III. The Hotspots: Where the Data Centers Are Being Built

While the need is continent-wide, the high capital cost and infrastructure requirements of data centers mean that investment is highly concentrated in a few key markets that act as regional hubs.

1. South Africa: The Mature Hub

South Africa is the most advanced data center market in Africa.

  • Hyperscaler Presence: It was the first African market to host cloud regions for both AWS and Microsoft Azure, making it the primary hub for cloud services in Southern Africa.
  • Infrastructure Advantage: The country boasts relatively reliable power infrastructure, extensive fiber optic connectivity, and a sophisticated financial and corporate sector that provides a strong base of demand.
  • Key Players: The market is home to major carrier-neutral data center operators like Teraco (now part of Digital Realty) and Africa Data Centres.

2. Kenya: The East African Gateway

Kenya, and specifically Nairobi, has emerged as the clear data center hub for East Africa.

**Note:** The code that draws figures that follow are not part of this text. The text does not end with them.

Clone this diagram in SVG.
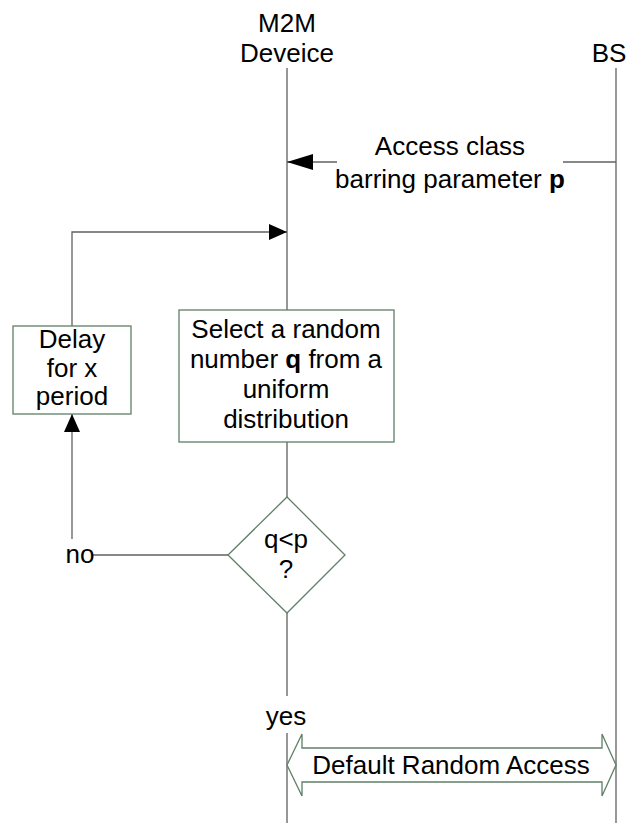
<svg xmlns="http://www.w3.org/2000/svg" width="635" height="823" viewBox="0 0 635 823">
  <style>
    text { font-family: "Liberation Sans", Arial, sans-serif; font-size: 26px; fill: #000; text-anchor: middle; }
    .life { stroke: #606060; stroke-width: 1.3; fill: none; }
    .conn { stroke: #606060; stroke-width: 1.3; fill: none; }
    .box { fill: #fff; stroke: #5f7f66; stroke-width: 1.3; }
    .b { font-weight: bold; }
  </style>
  <defs>
    <marker id="tri" viewBox="0 0 26 16" refX="26" refY="8" markerWidth="26" markerHeight="16" markerUnits="userSpaceOnUse" orient="auto">
      <path d="M0,0 L26,8 L0,16 Z" fill="#000"/>
    </marker>
    <marker id="triS" viewBox="0 0 18 16" refX="18" refY="8" markerWidth="18" markerHeight="16" markerUnits="userSpaceOnUse" orient="auto">
      <path d="M0,0 L18,8 L0,16 Z" fill="#000"/>
    </marker>
  </defs>

  <!-- lifeline headers -->
  <g id="m2m-device">
    <text x="287" y="32">M2M</text>
    <text x="287" y="62">Deveice</text>
  </g>
  <g id="bs">
    <text x="609" y="62">BS</text>
  </g>

  <!-- lifelines and connectors -->
  <g id="connectors">
    <path class="life" d="M287,68 V696 M287,733 V823"/>
    <path class="life" d="M616,68 V823"/>
    <!-- barring parameter message -->
    <path class="conn" d="M616,162 H563"/>
    <path class="conn" d="M337,162 H287" marker-end="url(#tri)"/>
    <!-- retry loop back to the lifeline -->
    <path class="conn" d="M72,326 V232 H287" marker-end="url(#triS)"/>
    <!-- "no" branch up to the delay -->
    <path class="conn" d="M93,555 H228"/>
    <path class="conn" d="M72,539 V414" marker-end="url(#triS)"/>
  </g>

  <g id="barring-label">
    <text x="450" y="155">Access class</text>
    <text x="450" y="188">barring parameter <tspan class="b">p</tspan></text>
  </g>

  <g id="delay">
    <rect class="box" x="13" y="326" width="118" height="88"/>
    <text x="72" y="348">Delay</text>
    <text x="72" y="377">for x</text>
    <text x="72" y="405">period</text>
  </g>

  <g id="select">
    <rect class="box" x="179" y="310" width="215" height="132"/>
    <text x="286" y="338">Select a random</text>
    <text x="286" y="368">number <tspan class="b">q</tspan> from a</text>
    <text x="286" y="398">uniform</text>
    <text x="286" y="428">distribution</text>
  </g>

  <g id="decision">
    <path class="box" d="M287,497 L345,555 L287,613 L228,555 Z"/>
    <text x="286" y="548">q&lt;p</text>
    <text x="286" y="578">?</text>
  </g>

  <g id="no-label">
    <text x="80" y="563">no</text>
  </g>

  <g id="yes-label">
    <text x="286" y="725">yes</text>
  </g>

  <g id="default-random-access">
    <path class="box" d="M287,765 L302,734 L302,748 L602,748 L602,734 L616,765 L602,796 L602,782 L302,782 L302,796 Z"/>
    <text x="451" y="774">Default Random Access</text>
  </g>
</svg>
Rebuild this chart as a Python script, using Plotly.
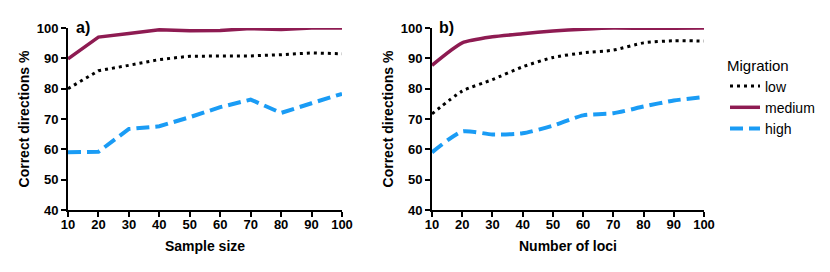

  • Connectivity Hub: Kenya is a major landing point for numerous submarine fiber optic cables that connect East Africa to the rest of the world. This makes it a natural gateway for regional data traffic.
  • "Silicon Savannah": Nairobi's thriving tech scene ("Silicon Savannah"), vibrant fintech ecosystem, and its role as a regional corporate headquarters create strong local demand.
  • Key Players: The market is growing rapidly with major investments from companies like IXAfrica, Africa Data Centres, and Paa Kwesi Nduom (PNN).

3. Nigeria: The High-Demand Mega-Market

As Africa's largest economy and population, the long-term demand for data center capacity in Nigeria is immense.

  • Massive Latent Demand: A huge, data-hungry population and a booming digital economy create an unparalleled market opportunity. Lagos is the primary center of activity.
  • Overcoming Infrastructure Challenges: While Nigeria's unreliable power grid is a major challenge, data center operators are overcoming this by building their own dedicated power infrastructure. The success of operators like MainOne (now an Equinix company) and Rack Centre proves that it is possible to build and operate world-class facilities in this complex environment.

4. Egypt: The Strategic Crossroads

Egypt is leveraging its unique geographical position to become a key connectivity and data hub.

  • A Global Transit Point: Numerous submarine cables connecting Europe and Asia pass through Egypt and the Suez Canal, making it a critical point in the global internet infrastructure.
  • Government Push: The Egyptian government is actively promoting the country as a digital hub, attracting investment into new data centers and cloud infrastructure.

IV. Conclusion: Building Africa's Digital Foundation

The data center boom is a foundational and long-term investment trend that is critical to Africa's future. The development of this local "digital spine" will accelerate the growth of every other sector of the digital economy, from fintech and e-commerce to AI and content creation.

For investors, the sector offers the attractive characteristics of an infrastructure asset class: high barriers to entry, long-term contracts with high-quality tenants (like cloud providers and banks), and a demand profile that is locked into the continent's powerful demographic and technological growth. While operational challenges are significant, the strategic imperative of data localization and the exponential growth in data mean that the African data center market is poised for a decade of sustained, high-speed growth. Investing in data centers is investing in the very foundation of Africa's 21st-century economy.